-- start Supplied material --
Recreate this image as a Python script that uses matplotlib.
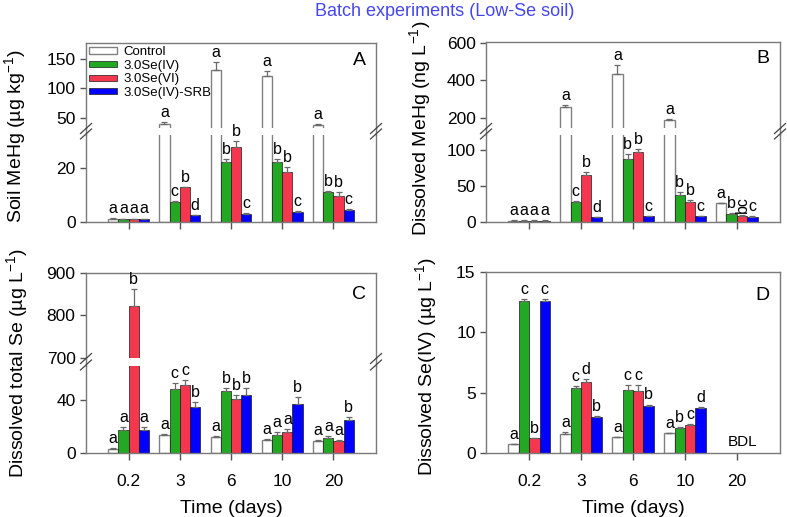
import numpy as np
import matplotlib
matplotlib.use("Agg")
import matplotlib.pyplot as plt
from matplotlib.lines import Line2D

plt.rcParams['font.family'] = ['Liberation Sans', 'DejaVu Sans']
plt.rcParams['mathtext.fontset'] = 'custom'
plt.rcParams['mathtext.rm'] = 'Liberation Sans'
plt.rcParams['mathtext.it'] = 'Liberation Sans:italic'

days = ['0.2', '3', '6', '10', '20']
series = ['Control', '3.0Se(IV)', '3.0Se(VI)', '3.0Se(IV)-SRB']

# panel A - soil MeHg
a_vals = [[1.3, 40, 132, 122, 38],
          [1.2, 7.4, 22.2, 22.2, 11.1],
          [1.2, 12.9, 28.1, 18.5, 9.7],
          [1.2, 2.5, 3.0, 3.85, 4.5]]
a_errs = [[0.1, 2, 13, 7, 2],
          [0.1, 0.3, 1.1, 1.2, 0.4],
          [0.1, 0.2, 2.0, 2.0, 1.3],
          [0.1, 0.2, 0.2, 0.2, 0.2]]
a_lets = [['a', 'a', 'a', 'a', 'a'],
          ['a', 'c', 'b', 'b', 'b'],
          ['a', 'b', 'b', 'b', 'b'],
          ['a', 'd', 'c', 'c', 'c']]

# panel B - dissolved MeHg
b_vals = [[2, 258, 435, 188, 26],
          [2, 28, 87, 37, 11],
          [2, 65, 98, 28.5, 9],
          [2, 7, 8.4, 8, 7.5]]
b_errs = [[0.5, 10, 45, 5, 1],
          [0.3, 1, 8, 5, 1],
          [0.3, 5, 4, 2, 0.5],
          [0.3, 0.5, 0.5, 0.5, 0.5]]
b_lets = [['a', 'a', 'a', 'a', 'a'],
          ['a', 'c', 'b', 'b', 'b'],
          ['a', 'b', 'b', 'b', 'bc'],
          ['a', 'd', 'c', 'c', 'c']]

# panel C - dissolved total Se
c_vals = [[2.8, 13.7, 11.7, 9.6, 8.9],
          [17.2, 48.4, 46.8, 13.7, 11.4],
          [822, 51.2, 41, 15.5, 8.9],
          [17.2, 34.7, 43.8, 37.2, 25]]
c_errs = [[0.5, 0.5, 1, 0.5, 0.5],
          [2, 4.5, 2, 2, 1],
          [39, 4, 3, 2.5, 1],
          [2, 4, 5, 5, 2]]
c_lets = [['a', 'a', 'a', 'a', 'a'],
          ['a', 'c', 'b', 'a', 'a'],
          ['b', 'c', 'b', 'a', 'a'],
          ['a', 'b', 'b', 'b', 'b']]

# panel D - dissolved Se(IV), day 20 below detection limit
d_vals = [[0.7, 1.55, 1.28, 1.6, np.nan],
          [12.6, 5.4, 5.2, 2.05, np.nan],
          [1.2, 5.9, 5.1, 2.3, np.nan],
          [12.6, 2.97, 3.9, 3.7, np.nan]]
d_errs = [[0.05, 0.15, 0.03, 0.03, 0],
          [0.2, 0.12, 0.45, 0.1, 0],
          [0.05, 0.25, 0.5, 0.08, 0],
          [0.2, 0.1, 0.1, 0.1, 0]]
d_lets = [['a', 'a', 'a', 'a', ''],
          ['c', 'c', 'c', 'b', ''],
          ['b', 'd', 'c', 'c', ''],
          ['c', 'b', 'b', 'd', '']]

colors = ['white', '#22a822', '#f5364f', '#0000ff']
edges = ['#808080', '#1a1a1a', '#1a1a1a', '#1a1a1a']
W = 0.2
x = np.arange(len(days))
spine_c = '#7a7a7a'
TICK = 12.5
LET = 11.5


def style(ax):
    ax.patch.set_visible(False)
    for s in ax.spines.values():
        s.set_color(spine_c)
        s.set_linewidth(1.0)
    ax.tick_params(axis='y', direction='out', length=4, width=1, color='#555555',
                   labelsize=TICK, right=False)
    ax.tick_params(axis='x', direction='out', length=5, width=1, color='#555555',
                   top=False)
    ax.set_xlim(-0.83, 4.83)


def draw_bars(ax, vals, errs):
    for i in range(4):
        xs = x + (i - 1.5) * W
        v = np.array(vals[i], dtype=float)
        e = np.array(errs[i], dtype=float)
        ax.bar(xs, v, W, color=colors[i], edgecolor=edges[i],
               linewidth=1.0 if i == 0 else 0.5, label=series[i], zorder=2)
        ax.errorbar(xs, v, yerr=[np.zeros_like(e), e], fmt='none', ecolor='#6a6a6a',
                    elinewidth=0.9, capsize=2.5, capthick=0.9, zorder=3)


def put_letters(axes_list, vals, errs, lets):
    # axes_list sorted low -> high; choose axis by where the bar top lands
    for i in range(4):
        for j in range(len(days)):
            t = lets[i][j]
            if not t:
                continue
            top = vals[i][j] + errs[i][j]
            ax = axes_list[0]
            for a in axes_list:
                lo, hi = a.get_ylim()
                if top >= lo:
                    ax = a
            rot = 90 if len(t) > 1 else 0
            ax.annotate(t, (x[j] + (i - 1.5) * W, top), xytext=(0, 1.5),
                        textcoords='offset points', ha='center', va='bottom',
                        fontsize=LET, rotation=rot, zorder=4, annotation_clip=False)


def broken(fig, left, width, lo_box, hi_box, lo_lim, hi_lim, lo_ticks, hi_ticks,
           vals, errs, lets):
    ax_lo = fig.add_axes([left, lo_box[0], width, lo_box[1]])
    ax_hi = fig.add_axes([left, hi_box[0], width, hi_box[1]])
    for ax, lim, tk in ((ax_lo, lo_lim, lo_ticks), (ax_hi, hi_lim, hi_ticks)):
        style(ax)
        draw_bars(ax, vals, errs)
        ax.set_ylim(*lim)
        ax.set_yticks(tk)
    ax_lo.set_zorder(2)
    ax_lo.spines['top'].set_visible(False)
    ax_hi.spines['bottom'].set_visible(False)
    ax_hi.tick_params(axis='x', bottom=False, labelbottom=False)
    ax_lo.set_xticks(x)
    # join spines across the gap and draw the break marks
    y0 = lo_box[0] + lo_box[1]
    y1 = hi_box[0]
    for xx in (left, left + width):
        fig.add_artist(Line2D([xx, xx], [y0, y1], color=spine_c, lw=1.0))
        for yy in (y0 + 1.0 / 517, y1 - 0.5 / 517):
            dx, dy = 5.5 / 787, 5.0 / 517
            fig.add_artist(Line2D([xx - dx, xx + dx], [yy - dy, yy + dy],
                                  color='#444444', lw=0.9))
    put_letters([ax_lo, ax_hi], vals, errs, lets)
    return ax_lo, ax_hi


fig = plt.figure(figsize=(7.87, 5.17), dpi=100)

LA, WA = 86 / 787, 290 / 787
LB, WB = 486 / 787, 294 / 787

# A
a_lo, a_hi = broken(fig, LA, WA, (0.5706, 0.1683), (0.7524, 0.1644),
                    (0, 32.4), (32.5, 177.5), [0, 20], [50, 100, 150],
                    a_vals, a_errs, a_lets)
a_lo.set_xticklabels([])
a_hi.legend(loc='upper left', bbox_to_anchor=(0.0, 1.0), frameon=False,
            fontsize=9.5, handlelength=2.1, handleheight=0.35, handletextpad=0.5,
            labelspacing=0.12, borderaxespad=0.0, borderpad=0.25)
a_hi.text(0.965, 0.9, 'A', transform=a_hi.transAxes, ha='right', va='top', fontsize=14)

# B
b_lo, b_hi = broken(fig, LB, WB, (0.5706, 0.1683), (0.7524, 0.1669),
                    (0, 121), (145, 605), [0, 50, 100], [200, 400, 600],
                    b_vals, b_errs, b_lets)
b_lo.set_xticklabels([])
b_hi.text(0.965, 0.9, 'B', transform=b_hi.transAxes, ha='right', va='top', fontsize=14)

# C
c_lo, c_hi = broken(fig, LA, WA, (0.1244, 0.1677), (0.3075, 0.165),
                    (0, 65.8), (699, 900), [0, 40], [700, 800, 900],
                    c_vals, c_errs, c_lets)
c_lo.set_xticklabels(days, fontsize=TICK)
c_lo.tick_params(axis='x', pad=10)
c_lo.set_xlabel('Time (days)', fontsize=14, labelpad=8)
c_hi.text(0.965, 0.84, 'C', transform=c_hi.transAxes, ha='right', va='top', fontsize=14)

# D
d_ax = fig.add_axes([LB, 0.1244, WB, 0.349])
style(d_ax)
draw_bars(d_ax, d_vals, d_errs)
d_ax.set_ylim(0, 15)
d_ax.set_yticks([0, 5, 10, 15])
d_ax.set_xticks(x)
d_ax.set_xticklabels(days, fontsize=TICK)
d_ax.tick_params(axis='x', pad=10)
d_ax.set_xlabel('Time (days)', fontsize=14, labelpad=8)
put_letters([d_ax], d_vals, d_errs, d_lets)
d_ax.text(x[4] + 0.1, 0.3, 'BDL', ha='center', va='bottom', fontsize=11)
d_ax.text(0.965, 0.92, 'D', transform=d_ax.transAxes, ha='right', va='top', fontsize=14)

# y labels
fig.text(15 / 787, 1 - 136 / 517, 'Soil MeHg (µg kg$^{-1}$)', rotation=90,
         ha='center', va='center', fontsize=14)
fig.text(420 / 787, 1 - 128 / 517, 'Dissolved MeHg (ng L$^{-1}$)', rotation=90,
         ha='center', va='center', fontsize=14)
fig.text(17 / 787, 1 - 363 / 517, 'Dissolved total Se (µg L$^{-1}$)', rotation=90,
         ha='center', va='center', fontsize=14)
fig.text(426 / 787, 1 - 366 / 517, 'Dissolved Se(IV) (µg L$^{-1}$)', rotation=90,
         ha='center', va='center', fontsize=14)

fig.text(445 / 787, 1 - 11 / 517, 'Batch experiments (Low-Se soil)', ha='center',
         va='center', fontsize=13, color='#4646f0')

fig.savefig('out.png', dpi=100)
-- end Supplied material --
▶ Task to complete: Repeat the lines exactly as they stand, from the opening line of the data through the line with "plt.rcParams['mathtext.it'] = 'Liberation". Pictures stay out of the copy.

▶ Right answer:
Recreate this image as a Python script that uses matplotlib.
import numpy as np
import matplotlib
matplotlib.use("Agg")
import matplotlib.pyplot as plt
from matplotlib.lines import Line2D

plt.rcParams['font.family'] = ['Liberation Sans', 'DejaVu Sans']
plt.rcParams['mathtext.fontset'] = 'custom'
plt.rcParams['mathtext.rm'] = 'Liberation Sans'
plt.rcParams['mathtext.it'] = 'Liberation Sans:italic'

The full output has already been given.